The basic plot is that the Guardians are once again being chased by a bunch of galactic forces for various reasons, mostly of their own making. They run into an odd being named Ego (Kurt Russell), a powerful alien who claims to be Peter’s father. Everyone hops back to his DIY planet to hash out familial connections and hidden motives. There we meet Mantis (Pom Klementieff), Ego’s assistant/pet, an empath whose naivete about mortals is a strange parallel with Drax’s tendency to verbalize the things most people would leave unspoken.

Returning characters include Nebula (Karen Gillan), Gamora’s death-seeking, cybernetic sister, and Yondu (Michael Rooker), the colorful space pirate who kidnapped/adopted Peter when he was a boy.

It’s not better, but I would say “Guardians of the Galaxy Vol. 2” is in many ways bigger than the first movie.
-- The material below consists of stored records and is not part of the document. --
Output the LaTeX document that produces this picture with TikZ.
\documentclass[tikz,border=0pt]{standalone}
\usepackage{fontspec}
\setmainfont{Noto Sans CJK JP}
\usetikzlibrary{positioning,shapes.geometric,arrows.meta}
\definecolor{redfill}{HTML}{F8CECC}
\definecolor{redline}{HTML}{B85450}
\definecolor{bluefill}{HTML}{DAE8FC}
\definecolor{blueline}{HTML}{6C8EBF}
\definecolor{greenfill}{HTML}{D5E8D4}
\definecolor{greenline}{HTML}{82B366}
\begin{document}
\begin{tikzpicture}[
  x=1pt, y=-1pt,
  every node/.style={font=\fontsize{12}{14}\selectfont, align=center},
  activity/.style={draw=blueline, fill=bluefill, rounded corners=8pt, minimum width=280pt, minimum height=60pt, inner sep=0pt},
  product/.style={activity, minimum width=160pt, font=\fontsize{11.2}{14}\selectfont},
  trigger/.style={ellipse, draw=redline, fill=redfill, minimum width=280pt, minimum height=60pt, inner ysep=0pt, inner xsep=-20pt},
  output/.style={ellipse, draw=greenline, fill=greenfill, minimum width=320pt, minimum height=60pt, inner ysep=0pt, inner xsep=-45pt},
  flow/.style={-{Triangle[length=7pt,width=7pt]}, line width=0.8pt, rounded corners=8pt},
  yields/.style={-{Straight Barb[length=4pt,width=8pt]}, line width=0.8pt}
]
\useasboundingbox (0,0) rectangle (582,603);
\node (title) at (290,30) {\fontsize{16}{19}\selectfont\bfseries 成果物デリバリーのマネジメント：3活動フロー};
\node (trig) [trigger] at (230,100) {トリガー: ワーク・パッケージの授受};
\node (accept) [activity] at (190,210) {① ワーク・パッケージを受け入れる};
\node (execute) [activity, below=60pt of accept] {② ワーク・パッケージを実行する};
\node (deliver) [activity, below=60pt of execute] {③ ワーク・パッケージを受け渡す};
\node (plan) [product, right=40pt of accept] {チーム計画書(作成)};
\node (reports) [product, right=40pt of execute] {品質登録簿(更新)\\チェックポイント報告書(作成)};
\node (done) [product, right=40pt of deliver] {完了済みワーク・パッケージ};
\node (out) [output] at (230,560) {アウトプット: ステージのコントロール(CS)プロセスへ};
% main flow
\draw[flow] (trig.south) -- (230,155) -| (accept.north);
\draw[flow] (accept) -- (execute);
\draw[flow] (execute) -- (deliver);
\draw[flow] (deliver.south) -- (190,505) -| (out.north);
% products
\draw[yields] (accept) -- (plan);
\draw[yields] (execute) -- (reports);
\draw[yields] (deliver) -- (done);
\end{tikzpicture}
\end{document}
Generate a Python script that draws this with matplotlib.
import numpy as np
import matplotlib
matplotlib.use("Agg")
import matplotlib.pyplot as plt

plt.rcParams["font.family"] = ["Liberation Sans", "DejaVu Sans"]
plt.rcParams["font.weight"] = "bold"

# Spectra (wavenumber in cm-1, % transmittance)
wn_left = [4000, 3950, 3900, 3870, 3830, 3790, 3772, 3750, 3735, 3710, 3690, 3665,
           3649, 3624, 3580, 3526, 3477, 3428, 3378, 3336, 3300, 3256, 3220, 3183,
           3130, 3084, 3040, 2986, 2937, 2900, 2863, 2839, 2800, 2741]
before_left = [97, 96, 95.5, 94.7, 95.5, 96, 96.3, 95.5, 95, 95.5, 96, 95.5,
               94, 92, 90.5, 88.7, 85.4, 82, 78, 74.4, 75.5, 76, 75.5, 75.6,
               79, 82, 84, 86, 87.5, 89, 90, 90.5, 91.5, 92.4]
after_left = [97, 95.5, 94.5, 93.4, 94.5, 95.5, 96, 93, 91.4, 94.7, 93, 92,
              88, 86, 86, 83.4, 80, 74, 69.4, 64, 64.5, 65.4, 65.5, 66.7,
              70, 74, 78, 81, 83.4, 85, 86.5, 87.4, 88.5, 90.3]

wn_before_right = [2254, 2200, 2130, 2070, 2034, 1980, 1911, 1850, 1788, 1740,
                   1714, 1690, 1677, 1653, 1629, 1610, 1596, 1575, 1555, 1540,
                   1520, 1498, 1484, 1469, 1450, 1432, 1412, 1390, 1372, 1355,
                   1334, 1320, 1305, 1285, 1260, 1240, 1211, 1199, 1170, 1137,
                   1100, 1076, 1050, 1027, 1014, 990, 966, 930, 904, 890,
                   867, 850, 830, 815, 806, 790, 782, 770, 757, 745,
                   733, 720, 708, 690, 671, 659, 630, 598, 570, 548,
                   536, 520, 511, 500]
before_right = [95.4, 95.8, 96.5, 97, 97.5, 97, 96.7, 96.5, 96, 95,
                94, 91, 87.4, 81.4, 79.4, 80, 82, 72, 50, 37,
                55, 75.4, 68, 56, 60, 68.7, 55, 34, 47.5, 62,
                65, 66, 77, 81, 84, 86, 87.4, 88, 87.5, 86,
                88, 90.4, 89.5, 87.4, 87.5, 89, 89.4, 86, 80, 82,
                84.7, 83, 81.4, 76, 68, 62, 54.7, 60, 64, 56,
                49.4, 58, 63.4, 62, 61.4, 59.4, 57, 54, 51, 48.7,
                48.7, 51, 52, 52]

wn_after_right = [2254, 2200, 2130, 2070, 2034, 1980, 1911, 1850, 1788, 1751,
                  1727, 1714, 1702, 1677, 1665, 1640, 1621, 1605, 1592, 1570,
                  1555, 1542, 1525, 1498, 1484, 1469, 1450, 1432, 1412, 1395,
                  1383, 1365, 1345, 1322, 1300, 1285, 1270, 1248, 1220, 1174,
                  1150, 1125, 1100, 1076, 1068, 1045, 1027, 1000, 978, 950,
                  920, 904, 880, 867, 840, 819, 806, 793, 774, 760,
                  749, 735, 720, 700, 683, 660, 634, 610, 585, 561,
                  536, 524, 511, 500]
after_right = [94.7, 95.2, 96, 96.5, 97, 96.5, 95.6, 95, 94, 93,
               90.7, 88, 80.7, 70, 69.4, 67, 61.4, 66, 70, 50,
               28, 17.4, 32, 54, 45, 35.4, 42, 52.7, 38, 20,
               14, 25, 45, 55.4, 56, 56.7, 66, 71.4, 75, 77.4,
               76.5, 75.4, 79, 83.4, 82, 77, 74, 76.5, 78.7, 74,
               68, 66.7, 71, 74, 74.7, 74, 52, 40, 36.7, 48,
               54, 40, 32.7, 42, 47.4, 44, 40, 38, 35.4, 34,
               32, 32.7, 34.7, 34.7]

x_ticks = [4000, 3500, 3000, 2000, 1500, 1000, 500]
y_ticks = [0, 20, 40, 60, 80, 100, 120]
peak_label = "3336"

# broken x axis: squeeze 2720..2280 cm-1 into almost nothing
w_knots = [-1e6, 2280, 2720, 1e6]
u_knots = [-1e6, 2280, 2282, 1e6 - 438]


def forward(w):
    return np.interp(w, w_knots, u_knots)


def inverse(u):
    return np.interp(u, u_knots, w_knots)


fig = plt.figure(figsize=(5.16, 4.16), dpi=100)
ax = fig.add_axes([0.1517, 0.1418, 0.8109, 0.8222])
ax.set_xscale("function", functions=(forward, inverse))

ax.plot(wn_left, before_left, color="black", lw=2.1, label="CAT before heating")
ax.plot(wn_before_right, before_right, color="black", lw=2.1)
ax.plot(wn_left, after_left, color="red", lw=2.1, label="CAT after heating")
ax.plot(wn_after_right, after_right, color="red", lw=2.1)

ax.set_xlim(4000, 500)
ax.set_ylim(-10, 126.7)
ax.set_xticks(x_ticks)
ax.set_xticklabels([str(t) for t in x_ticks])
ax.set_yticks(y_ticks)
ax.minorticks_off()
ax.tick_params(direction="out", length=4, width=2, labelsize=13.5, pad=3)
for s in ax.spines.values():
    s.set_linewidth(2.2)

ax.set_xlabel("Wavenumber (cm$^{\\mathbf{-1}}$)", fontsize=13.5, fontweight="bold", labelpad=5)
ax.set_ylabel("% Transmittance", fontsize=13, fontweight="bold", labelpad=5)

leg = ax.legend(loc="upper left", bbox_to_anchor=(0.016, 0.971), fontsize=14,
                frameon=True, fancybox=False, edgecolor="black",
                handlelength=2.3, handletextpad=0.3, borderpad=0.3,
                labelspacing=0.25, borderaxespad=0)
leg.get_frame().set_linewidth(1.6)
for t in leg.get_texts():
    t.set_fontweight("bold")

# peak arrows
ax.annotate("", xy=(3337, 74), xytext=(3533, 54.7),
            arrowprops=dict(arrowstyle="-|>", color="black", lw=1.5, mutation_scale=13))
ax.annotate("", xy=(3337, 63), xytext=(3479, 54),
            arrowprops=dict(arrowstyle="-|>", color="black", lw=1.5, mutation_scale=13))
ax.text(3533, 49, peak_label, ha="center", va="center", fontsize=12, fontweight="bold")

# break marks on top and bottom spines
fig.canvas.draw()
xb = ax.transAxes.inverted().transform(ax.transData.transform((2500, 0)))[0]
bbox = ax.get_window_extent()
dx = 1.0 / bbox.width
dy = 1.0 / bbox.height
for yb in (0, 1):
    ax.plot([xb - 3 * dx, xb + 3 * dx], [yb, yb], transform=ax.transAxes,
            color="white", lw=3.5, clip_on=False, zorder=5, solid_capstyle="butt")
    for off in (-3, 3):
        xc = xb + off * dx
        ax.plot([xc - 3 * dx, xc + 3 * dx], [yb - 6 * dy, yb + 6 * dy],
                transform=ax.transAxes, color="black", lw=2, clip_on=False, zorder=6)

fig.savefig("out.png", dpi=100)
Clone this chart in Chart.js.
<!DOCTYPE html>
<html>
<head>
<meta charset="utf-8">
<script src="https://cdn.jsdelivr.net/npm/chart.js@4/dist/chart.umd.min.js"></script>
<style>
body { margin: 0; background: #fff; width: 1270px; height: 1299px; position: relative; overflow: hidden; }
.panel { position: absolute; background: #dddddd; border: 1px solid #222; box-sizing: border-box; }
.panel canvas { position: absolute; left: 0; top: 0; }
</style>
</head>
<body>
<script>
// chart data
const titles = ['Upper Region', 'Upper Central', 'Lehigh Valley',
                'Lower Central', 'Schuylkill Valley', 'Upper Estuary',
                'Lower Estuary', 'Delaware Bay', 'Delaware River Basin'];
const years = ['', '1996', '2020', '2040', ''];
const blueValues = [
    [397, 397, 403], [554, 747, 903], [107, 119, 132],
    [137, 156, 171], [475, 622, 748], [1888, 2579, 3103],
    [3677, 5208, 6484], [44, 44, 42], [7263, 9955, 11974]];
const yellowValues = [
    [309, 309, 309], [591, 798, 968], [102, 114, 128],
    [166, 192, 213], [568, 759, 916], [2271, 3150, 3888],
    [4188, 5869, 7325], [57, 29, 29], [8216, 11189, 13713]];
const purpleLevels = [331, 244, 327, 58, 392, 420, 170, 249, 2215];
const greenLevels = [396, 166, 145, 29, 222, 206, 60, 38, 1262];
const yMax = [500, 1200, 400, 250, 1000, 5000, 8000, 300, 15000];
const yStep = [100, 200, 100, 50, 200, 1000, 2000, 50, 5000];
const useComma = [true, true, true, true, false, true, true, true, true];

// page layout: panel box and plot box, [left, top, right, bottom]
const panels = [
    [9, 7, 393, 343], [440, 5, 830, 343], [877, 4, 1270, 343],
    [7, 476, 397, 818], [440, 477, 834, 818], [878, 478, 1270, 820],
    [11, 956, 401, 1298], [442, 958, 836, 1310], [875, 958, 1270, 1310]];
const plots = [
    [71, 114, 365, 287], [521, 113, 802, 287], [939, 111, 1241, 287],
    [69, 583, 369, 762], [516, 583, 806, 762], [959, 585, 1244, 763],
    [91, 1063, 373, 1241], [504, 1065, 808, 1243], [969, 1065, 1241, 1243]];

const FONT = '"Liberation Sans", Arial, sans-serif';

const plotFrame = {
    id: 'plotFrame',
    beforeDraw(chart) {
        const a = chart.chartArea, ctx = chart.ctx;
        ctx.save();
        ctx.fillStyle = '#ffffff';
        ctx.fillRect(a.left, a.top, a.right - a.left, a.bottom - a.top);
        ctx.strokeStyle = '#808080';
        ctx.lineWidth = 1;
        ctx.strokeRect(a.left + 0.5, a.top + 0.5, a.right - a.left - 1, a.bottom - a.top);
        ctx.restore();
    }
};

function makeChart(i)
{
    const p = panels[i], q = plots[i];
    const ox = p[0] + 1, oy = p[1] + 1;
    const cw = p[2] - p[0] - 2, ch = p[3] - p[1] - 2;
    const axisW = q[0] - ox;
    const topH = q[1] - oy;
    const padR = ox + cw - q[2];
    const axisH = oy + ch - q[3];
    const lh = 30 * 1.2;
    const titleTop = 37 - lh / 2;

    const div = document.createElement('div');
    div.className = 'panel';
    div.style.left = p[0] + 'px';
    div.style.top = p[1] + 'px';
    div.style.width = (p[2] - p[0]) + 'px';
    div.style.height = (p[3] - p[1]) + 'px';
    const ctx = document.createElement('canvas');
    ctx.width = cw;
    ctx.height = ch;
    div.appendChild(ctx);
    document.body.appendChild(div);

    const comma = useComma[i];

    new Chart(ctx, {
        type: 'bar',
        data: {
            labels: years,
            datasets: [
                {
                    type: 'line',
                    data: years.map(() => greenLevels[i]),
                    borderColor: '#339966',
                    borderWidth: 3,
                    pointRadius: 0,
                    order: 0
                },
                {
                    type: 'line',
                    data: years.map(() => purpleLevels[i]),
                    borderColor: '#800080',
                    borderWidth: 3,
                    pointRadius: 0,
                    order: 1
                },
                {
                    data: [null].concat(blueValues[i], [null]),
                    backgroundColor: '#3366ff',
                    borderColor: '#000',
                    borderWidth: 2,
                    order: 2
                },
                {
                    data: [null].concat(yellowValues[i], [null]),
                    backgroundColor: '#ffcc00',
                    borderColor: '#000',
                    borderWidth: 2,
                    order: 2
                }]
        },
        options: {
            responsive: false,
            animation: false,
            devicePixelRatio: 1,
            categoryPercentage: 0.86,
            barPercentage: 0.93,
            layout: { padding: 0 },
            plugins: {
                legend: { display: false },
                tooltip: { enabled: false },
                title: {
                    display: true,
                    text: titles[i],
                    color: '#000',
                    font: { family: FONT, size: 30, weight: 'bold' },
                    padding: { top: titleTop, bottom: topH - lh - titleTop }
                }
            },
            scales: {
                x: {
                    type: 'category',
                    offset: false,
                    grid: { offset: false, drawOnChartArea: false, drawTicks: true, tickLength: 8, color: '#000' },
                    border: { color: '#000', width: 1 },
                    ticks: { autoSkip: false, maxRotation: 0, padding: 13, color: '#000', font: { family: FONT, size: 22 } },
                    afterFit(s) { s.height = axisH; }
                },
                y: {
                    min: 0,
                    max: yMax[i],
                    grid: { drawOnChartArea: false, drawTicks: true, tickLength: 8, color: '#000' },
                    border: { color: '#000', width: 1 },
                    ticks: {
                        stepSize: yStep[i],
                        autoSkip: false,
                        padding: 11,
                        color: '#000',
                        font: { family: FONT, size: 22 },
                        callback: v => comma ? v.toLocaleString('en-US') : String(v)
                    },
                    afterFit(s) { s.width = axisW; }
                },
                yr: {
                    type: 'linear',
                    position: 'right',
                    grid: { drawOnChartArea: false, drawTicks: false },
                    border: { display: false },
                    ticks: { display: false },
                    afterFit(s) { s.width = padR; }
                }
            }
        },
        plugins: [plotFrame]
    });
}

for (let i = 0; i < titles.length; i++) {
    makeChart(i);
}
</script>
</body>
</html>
Its ambitions, and the depth of its mythology, has expanded considerably.

Video extras are quite expansive, though you’ll have to spring for the Blu-ray edition, as there are none on the DVD.

These include a four-part making-of documentary; intro featurette with director James Gunn; a galactic retro dance party music video; gag reel; four deleted scenes; and a feature-length audio commentary track with Gunn.

There is also some bonus material available digitally, including breakdowns of three key scenes that shows how CGI-heavy movies are built up layer-by-layer. And there’s a sneak peek at the forthcoming Guardians ride at Disneyland.